## WHAT THE TASK ASKS
Set down word for word the lines running from the line with "Convert this chart" to the line with "XAxis, YAxis, ErrorBar", ends included. Skip every picture.
◇ ◇ ◇ ◇ ◇
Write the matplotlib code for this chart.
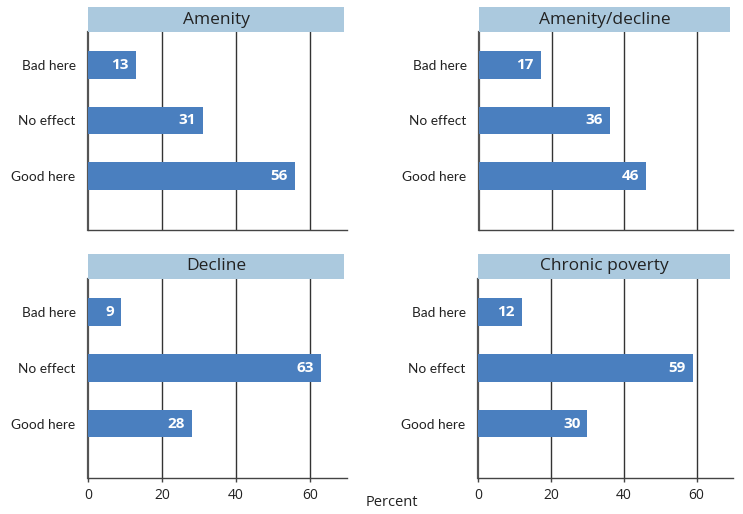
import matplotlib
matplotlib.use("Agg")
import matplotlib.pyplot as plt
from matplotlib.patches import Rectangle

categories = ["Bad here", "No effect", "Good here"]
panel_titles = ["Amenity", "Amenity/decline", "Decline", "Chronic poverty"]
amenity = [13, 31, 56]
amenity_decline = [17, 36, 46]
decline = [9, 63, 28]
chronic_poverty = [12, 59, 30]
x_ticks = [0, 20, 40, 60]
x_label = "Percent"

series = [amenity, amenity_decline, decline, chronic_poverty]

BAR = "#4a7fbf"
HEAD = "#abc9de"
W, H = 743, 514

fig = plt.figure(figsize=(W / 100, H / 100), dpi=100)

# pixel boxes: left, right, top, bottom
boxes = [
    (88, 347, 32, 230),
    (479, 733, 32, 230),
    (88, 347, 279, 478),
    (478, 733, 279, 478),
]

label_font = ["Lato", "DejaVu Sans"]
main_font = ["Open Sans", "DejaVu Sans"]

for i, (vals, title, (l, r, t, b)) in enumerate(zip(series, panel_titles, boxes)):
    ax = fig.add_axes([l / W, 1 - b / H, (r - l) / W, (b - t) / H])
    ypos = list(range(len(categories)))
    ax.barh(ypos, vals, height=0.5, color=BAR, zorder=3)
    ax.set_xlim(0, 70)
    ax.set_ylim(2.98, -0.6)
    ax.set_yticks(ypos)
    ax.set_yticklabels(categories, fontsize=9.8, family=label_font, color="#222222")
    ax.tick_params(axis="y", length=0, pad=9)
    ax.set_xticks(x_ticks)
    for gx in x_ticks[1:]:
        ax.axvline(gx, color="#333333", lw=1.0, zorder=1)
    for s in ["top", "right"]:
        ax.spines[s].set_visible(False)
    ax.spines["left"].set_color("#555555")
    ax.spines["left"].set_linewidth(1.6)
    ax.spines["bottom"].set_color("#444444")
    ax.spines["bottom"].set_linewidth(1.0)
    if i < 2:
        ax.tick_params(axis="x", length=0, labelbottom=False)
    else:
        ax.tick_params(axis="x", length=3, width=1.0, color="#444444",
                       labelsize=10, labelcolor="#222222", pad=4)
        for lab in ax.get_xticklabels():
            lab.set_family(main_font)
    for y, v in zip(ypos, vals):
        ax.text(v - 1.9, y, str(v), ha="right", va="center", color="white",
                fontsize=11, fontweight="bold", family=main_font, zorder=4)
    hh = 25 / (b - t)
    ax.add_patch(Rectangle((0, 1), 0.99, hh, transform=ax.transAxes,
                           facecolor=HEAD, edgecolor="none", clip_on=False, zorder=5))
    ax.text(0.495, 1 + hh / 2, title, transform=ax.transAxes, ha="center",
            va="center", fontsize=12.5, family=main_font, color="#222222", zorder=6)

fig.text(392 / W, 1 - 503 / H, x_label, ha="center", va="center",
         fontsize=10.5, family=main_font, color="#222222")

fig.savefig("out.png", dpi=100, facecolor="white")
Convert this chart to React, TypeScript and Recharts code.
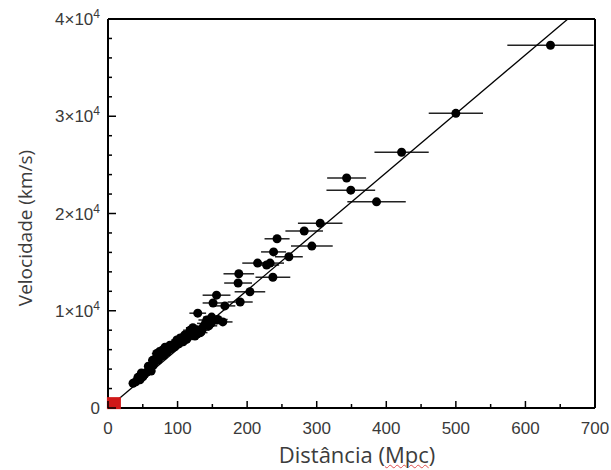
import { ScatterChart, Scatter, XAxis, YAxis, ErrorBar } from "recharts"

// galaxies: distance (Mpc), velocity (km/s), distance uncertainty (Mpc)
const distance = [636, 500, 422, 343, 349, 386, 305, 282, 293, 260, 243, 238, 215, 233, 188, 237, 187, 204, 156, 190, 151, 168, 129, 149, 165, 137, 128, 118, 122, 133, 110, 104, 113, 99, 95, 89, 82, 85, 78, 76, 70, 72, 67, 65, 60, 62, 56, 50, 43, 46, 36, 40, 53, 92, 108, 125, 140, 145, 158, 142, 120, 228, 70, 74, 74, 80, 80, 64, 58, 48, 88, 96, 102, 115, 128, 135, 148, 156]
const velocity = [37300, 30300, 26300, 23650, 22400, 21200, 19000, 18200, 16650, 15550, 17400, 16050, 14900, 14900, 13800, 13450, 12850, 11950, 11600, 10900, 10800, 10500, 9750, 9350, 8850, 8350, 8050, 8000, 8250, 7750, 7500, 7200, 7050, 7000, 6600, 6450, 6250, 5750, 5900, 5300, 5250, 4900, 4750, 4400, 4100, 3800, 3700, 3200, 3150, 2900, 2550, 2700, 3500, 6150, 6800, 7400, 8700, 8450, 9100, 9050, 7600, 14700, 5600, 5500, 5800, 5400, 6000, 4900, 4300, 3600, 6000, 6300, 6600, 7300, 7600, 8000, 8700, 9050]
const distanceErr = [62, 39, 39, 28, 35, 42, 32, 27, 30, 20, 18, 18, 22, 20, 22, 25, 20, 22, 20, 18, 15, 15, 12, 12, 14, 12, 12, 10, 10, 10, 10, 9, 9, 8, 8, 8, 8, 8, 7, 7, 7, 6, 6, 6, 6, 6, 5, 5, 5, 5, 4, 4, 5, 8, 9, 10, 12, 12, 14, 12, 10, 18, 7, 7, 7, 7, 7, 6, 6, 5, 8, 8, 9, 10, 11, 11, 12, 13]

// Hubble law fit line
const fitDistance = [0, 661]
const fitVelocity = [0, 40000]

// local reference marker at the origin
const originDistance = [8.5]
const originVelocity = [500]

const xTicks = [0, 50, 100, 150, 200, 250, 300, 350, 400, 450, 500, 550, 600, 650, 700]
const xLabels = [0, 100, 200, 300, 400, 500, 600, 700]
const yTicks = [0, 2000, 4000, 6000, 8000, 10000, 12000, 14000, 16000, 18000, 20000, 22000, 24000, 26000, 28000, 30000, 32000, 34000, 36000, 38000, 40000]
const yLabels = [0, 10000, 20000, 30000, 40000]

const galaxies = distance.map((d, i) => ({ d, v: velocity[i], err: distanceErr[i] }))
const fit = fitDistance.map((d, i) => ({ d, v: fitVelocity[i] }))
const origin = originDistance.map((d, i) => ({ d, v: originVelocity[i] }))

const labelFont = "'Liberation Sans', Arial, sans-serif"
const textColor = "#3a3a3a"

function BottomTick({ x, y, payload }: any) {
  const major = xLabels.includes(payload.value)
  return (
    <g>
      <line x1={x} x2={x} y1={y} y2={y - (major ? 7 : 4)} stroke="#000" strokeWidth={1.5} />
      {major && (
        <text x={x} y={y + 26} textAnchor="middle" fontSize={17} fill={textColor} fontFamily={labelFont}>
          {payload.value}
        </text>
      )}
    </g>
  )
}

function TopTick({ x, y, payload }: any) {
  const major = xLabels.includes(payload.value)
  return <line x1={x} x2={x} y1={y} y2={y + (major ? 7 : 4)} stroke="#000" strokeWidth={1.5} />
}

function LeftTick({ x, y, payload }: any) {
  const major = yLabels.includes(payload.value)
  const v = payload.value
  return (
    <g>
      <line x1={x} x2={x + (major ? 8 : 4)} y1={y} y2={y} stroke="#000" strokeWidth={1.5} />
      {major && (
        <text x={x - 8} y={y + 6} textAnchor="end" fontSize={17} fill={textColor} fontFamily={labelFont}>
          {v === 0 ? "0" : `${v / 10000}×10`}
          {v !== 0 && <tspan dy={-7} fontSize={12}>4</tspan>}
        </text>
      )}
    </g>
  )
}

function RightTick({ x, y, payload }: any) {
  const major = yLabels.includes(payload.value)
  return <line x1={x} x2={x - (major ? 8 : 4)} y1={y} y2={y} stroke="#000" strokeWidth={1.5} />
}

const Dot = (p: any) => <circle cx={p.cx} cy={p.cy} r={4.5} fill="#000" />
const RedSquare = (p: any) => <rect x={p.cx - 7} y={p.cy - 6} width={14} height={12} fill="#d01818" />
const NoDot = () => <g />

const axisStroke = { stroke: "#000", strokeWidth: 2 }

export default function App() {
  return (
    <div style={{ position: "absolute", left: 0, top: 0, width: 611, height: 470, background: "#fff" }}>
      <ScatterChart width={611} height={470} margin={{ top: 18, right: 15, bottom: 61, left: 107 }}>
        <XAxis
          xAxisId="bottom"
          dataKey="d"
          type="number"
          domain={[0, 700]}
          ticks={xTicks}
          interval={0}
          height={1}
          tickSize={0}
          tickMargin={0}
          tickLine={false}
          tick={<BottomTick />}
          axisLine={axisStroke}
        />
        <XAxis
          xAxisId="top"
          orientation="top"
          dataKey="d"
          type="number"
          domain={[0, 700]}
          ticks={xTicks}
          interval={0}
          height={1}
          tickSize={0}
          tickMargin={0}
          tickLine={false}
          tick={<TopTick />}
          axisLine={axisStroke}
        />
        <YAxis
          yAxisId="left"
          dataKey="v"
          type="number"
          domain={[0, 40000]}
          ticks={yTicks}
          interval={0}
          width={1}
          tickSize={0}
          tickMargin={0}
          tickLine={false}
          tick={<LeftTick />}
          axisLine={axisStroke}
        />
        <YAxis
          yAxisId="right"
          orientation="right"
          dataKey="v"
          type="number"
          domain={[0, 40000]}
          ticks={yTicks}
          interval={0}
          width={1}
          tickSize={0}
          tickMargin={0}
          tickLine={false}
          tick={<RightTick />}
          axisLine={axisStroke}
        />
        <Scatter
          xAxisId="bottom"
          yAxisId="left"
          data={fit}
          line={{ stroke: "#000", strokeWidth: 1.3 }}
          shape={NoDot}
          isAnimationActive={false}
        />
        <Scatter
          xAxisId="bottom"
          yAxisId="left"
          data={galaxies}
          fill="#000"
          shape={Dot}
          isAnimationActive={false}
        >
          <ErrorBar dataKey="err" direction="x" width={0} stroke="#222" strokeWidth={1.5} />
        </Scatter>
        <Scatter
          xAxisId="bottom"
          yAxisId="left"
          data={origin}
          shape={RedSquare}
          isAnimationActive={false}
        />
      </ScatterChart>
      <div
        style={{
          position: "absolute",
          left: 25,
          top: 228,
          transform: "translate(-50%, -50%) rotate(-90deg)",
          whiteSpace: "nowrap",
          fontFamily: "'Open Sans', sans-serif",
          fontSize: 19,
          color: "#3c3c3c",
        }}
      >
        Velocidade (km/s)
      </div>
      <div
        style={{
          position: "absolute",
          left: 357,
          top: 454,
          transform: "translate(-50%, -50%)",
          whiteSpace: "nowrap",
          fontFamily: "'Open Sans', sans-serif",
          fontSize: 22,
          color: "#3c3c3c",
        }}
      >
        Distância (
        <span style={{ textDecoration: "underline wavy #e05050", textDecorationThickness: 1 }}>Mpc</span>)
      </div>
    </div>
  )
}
◇ ◇ ◇ ◇ ◇
## COMPLETE RESPONSE
Convert this chart to React, TypeScript and Recharts code.
import { ScatterChart, Scatter, XAxis, YAxis, ErrorBar } from "recharts"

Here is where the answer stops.